Mary Baader Kaley is joining us today to talk about her novel, Burrowed. Here’s the publisher’s description:
In the distant future, a genetic plague has separated humanity in two – Subterraneans who live in underground burrows to protect their health, and strong surface-dwelling Omniterraneans.
Zuzan Cayan, a brilliant Subter girl with “light blindness,” is about to leave the safety of her burrow and earn a living. With her low life expectancy, however, her options are slim. That is until she’s offered the chance of a lifetime to study the population’s broken genetic code, fix the divide and reunite the world once again.
But when a new virus turns fatal for the Omnits, Zuzan must find a cure or humanity won’t simply remain separate, it will become extinct.
With enemies on all sides, Zuzan must hold on to the light at the end of the tunnel – or risk the world falling into darkness.

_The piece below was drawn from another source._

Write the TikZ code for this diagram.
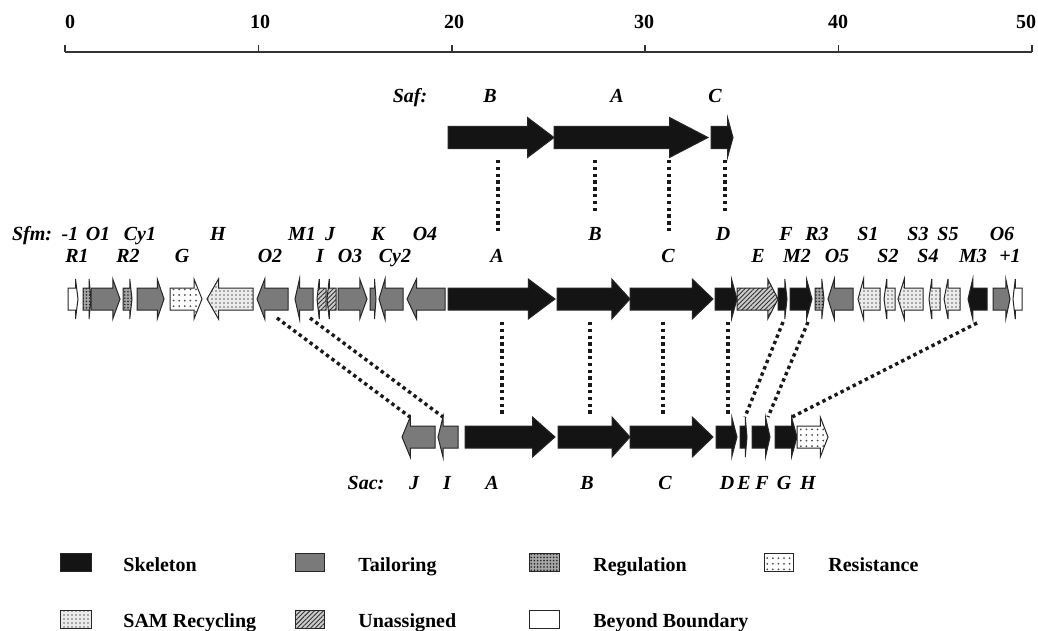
\documentclass[tikz,border=0pt]{standalone}
\usepackage{fontspec}
\setmainfont{Liberation Serif}
\usetikzlibrary{patterns.meta}

% gene arrow geometry (in pixel units)
\newcommand\gbody{11}
\newcommand\ghead{20}
% \genearrow{style}{start}{end}{centre y}{direction: 1 right, -1 left}
\newcommand\genearrow[5]{%
  \pgfmathsetmacro\gHL{0.25*(#3-#2)}%
  \ifnum#5=1
    \path[#1] (#2,#4-\gbody) -- (#3-\gHL,#4-\gbody) -- (#3-\gHL,#4-\ghead) -- (#3,#4)
      -- (#3-\gHL,#4+\ghead) -- (#3-\gHL,#4+\gbody) -- (#2,#4+\gbody) -- cycle;
  \else
    \path[#1] (#3,#4-\gbody) -- (#2+\gHL,#4-\gbody) -- (#2+\gHL,#4-\ghead) -- (#2,#4)
      -- (#2+\gHL,#4+\ghead) -- (#2+\gHL,#4+\gbody) -- (#3,#4+\gbody) -- cycle;
  \fi}

\tikzset{
  gline/.style={draw=black!85, line width=0.5pt},
  skel/.style={gline, fill=black!92},
  tail/.style={gline, fill=black!52},
  regu/.style={gline, preaction={fill=black!35}, pattern={Dots[distance=1.6pt, radius=0.45pt]}, pattern color=black!85},
  resi/.style={gline, preaction={fill=white}, pattern={Dots[distance=2.8pt, radius=0.5pt]}, pattern color=black!70},
  sam/.style={gline, preaction={fill=black!8}, pattern={Dots[distance=2pt, radius=0.4pt]}, pattern color=black!60},
  unas/.style={gline, preaction={fill=black!20}, pattern={Lines[angle=45, distance=1.6pt, line width=0.45pt]}, pattern color=black!80},
  beyond/.style={gline, fill=white},
  lbl/.style={font=\bfseries\itshape, anchor=base, inner sep=0pt},
  num/.style={font=\bfseries, anchor=base, inner sep=0pt},
  leg/.style={font=\bfseries, anchor=base west, inner sep=0pt},
  link/.style={line width=1.7pt, dash pattern=on 1.7pt off 1.7pt, black!90},
}

\begin{document}
\begin{tikzpicture}[x=0.5pt, y=-0.5pt]
\useasboundingbox (0,0) rectangle (1038,631);
\fill[white] (0,0) rectangle (1038,631);

% ---- kb scale ----
\draw[line width=0.8pt, black!80] (65,52) -- (1032,52);
\foreach \i/\lx in {0/70, 1/260, 2/454, 3/644, 4/838, 5/1026} {
  \pgfmathsetmacro\tx{65+193.4*\i}
  \pgfmathtruncatemacro\tv{10*\i}
  \draw[line width=0.8pt, black!80] (\tx,52) -- (\tx,45);
  \node[num] (tick\i) at (\lx,29) {\tv};
}

% ---- Saf cluster ----
\genearrow{skel}{448}{554}{137.5}{1}
\genearrow{skel}{554}{708}{137.5}{1}
\genearrow{skel}{711}{733}{137.5}{1}
\node[lbl] (saf) at (410,103) {Saf:};
\node[lbl] (safB) at (490,103) {B};
\node[lbl] (safA) at (617,103) {A};
\node[lbl] (safC) at (715,103) {C};

% ---- Sfm cluster ----
\genearrow{beyond}{68}{78}{299}{1}
\genearrow{regu}{83}{91}{299}{1}
\genearrow{tail}{91}{120}{299}{1}
\genearrow{regu}{123}{132}{299}{1}
\genearrow{tail}{137}{164}{299}{1}
\genearrow{resi}{170}{202}{299}{1}
\genearrow{sam}{207}{253}{299}{-1}
\genearrow{tail}{257}{288}{299}{-1}
\genearrow{tail}{295}{313}{299}{-1}
\genearrow{unas}{317}{326}{299}{-1}
\genearrow{unas}{327}{336}{299}{-1}
\genearrow{tail}{338}{367}{299}{1}
\genearrow{tail}{370}{376}{299}{1}
\genearrow{tail}{379}{403}{299}{-1}
\genearrow{tail}{407}{445}{299}{-1}
\genearrow{skel}{448}{555}{299}{1}
\genearrow{skel}{557}{630}{299}{1}
\genearrow{skel}{630}{713}{299}{1}
\genearrow{skel}{715}{737}{299}{1}
\genearrow{unas}{737}{778}{299}{1}
\genearrow{skel}{778}{787}{299}{1}
\genearrow{skel}{790}{812}{299}{1}
\genearrow{regu}{815}{824}{299}{1}
\genearrow{tail}{828}{853}{299}{-1}
\genearrow{sam}{858}{880}{299}{-1}
\genearrow{sam}{884}{895}{299}{-1}
\genearrow{sam}{898}{923}{299}{-1}
\genearrow{sam}{929}{940}{299}{-1}
\genearrow{sam}{944}{960}{299}{-1}
\genearrow{skel}{968}{987}{299}{-1}
\genearrow{tail}{993}{1010}{299}{1}
\genearrow{beyond}{1013}{1022}{299}{-1}

\node[lbl] (sfm) at (32,240) {Sfm:};
\node[lbl] (sfmm1) at (70,240) {-1};
\node[lbl] (sfmO1) at (98,240) {O1};
\node[lbl] (sfmCy1) at (140,240) {Cy1};
\node[lbl] (sfmH) at (218,240) {H};
\node[lbl] (sfmM1) at (302,240) {M1};
\node[lbl] (sfmJ) at (330,240) {J};
\node[lbl] (sfmK) at (378,240) {K};
\node[lbl] (sfmO4) at (425,240) {O4};
\node[lbl] (sfmB) at (595,240) {B};
\node[lbl] (sfmD) at (723,240) {D};
\node[lbl] (sfmF) at (786,240) {F};
\node[lbl] (sfmR3) at (817,240) {R3};
\node[lbl] (sfmS1) at (868,240) {S1};
\node[lbl] (sfmS3) at (918,240) {S3};
\node[lbl] (sfmS5) at (948,240) {S5};
\node[lbl] (sfmO6) at (1002,240) {O6};

\node[lbl] (sfmR1) at (77,262) {R1};
\node[lbl] (sfmR2) at (128,262) {R2};
\node[lbl] (sfmG) at (182,262) {G};
\node[lbl] (sfmO2) at (270,262) {O2};
\node[lbl] (sfmI) at (320,262) {I};
\node[lbl] (sfmO3) at (350,262) {O3};
\node[lbl] (sfmCy2) at (395,262) {Cy2};
\node[lbl] (sfmA) at (497,262) {A};
\node[lbl] (sfmC) at (668,262) {C};
\node[lbl] (sfmE) at (758,262) {E};
\node[lbl] (sfmM2) at (797,262) {M2};
\node[lbl] (sfmO5) at (837,262) {O5};
\node[lbl] (sfmS2) at (888,262) {S2};
\node[lbl] (sfmS4) at (928,262) {S4};
\node[lbl] (sfmM3) at (973,262) {M3};
\node[lbl] (sfmp1) at (1010,262) {+1};

% ---- Sac cluster ----
\genearrow{tail}{402}{435}{437}{-1}
\genearrow{tail}{438}{458}{437}{-1}
\genearrow{skel}{465}{555}{437}{1}
\genearrow{skel}{558}{630}{437}{1}
\genearrow{skel}{630}{713}{437}{1}
\genearrow{skel}{716}{737}{437}{1}
\genearrow{skel}{740}{747}{437}{1}
\genearrow{skel}{752}{770}{437}{1}
\genearrow{skel}{775}{797}{437}{1}
\genearrow{resi}{797}{828}{437}{1}

\node[lbl] (sac) at (366,489) {Sac:};
\node[lbl] (sacJ) at (414,489) {J};
\node[lbl] (sacI) at (447,489) {I};
\node[lbl] (sacA) at (492,489) {A};
\node[lbl] (sacB) at (587,489) {B};
\node[lbl] (sacC) at (665,489) {C};
\node[lbl] (sacD) at (727,489) {D};
\node[lbl] (sacE) at (744,489) {E};
\node[lbl] (sacF) at (762,489) {F};
\node[lbl] (sacG) at (784,489) {G};
\node[lbl] (sacH) at (808,489) {H};

% ---- homology links ----
\coordinate (safBb) at (498,160);  \coordinate (sfmAt) at (498,232);
\coordinate (safAb) at (595,160);  \coordinate (sfmBt) at (595,213);
\coordinate (safAh) at (669,160);  \coordinate (sfmCt) at (669,232);
\coordinate (safCb) at (725,160);  \coordinate (sfmDt) at (725,212);
\foreach \a/\b in {safBb/sfmAt, safAb/sfmBt, safAh/sfmCt, safCb/sfmDt}
  \draw[link] (\a) -- (\b);

\coordinate (sfmAb) at (502,322);  \coordinate (sacAt) at (502,417);
\coordinate (sfmBb) at (590,322);  \coordinate (sacBt) at (590,417);
\coordinate (sfmCb) at (663,322);  \coordinate (sacCt) at (663,417);
\coordinate (sfmDb) at (728,322);  \coordinate (sacDt) at (728,417);
\coordinate (sfmO2b) at (277,318); \coordinate (sacJt) at (410,417);
\coordinate (sfmM1b) at (310,318); \coordinate (sacIt) at (443,417);
\coordinate (sfmFb) at (783,322);  \coordinate (sacEt) at (745,417);
\coordinate (sfmM2b) at (808,322); \coordinate (sacFt) at (768,417);
\coordinate (sfmM3b) at (977,323); \coordinate (sacGt) at (792,417);
\foreach \a/\b in {sfmAb/sacAt, sfmBb/sacBt, sfmCb/sacCt, sfmDb/sacDt,
                   sfmO2b/sacJt, sfmM1b/sacIt, sfmFb/sacEt, sfmM2b/sacFt, sfmM3b/sacGt}
  \draw[link] (\a) -- (\b);

% ---- legend ----
\path[skel]   (60,553) rectangle (91,571);
\node[leg] (legSkel) at (123,571) {Skeleton};
\path[tail]   (295,553) rectangle (324,571);
\node[leg] (legTail) at (358,571) {Tailoring};
\path[regu]   (529,553) rectangle (559,571);
\node[leg] (legRegu) at (593,571) {Regulation};
\path[resi]   (764,553) rectangle (793,571);
\node[leg] (legResi) at (828,571) {Resistance};
\path[sam]    (60,610) rectangle (91,628);
\node[leg] (legSam) at (123,627) {SAM Recycling};
\path[unas]   (295,610) rectangle (324,628);
\node[leg] (legUnas) at (358,627) {Unassigned};
\path[beyond] (529,610) rectangle (559,628);
\node[leg] (legBeyond) at (593,627) {Beyond Boundary};
\end{tikzpicture}
\end{document}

What’s Mary’s favorite bit?
Mary Baader Kaley
Mines and subways may be some of the most boring underground structures in use today. But if you convert these structures into something else, well, then you have something intriguing. The underground world at the core of Burrowed is my most favorite bit among many favorite bits. Some readers of the story have asked intelligent questions about this world, and several questions about whether a subterranean world could possibly exist. How long would it take to build? How does anyone get air? How is it reinforced? What about flooding? How do people get enough vitamin D? I get it. It’s hard to imagine, and difficult to swallow. Honestly, I love these questions because it’s a fantastic opening to look at amazing structures all over the world already built underground. The more I researched, the more I realized how much our current and past subterranean communities completely blew my mind.
In Burrowed, it’s the weakest people who are forced to live underground, to isolate themselves from the sicknesses that threaten their survival at the surface. Above ground is associated with exposure to something dangerous. Maybe I’ve fixated on the notion that “underground” equates to safety because I grew up in the Midwest United States where tornadoes frequently sent us into our basements until the funnel clouds passed.
In ancient times, people went underground to escape the brutality of war, hiding from enemy attacks from clashing groups. Derinkuyu is a massive, multi-level underground city in Turkey dating back to circa 370 BCE that could house 20,000 or more people including their livestock for months at a time. The malleable rock in that region paired with a lack of water in the ground made it all possible. There’s an echo of this in Burrowed, where enemies attempt to raid and bomb the burrows.
The Mole People of New York City (among other major cities) have been studied for several decades now. These people carve out homes in nooks and crannies of abandoned subway tunnels, furnishing these areas with everything they need. Some even figure out how to string electricity down there. The tunnels provide them with shelter from the elements, a space to call their own, and perhaps freedom from the high cost of traditional housing.
Modern day Finland boasts an entire subterranean city underneath Helsinki, big enough for 900,000 citizens to be able to shelter for weeks in the case of a nuclear war. Thousands of individual bunkers are attached through an intricate tunnel system. Anyone who grew up in the height of the cold-war era may know someone who built their own personal bunker. It kind of makes me wonder why more of these types of underground communal safe houses don’t exist everywhere.
Canadians have an opportunity to escape their bitter winters by visiting their Underground City known as RESO, a multi-level and intricately tunneled area under Montreal. A half million people per day visit its shops, offices, theaters, universities, and residential units. Australians also have harsh weather to endure, so they’ve built “dugouts” underground to escape the extreme heat and dust storms in Coober Pedy. We don’t actually need an apocalyptic story to wait for people to burrow under the earth for cover—because people already are living, breathing, eating, and working there now.
Because the main characters in Burrowed work in underground laboratories, I can’t help but mention that numerous underground scientific facilities are currently in use, such as the Sanford Underground Research Facility in South Dakota, where experiments on things that can only be studied deep below the surface, like dark matter, are conducted.So when someone side-eyes me and questions where the theoretical first generation of Subterranean people in Burrowed’s history went to live, my answer is simple. They lived in the structures that already exist, expanding onto them over future generations. While I’d love to take credit for coming up with such a cool underground world, I can’t. But I can surely make it a favorite bit in my story.
Mary Baader Kaley loves the sound of spring crickets, the Midwestern colors of fall, and shady porches in between. She spends summers healing her soul over long walks while smiling into the sun. On any given day, you’ll find her laughing with family and friends, binge-watching shows, reading while sneaking bites of chocolate, or warming her bones by a fire.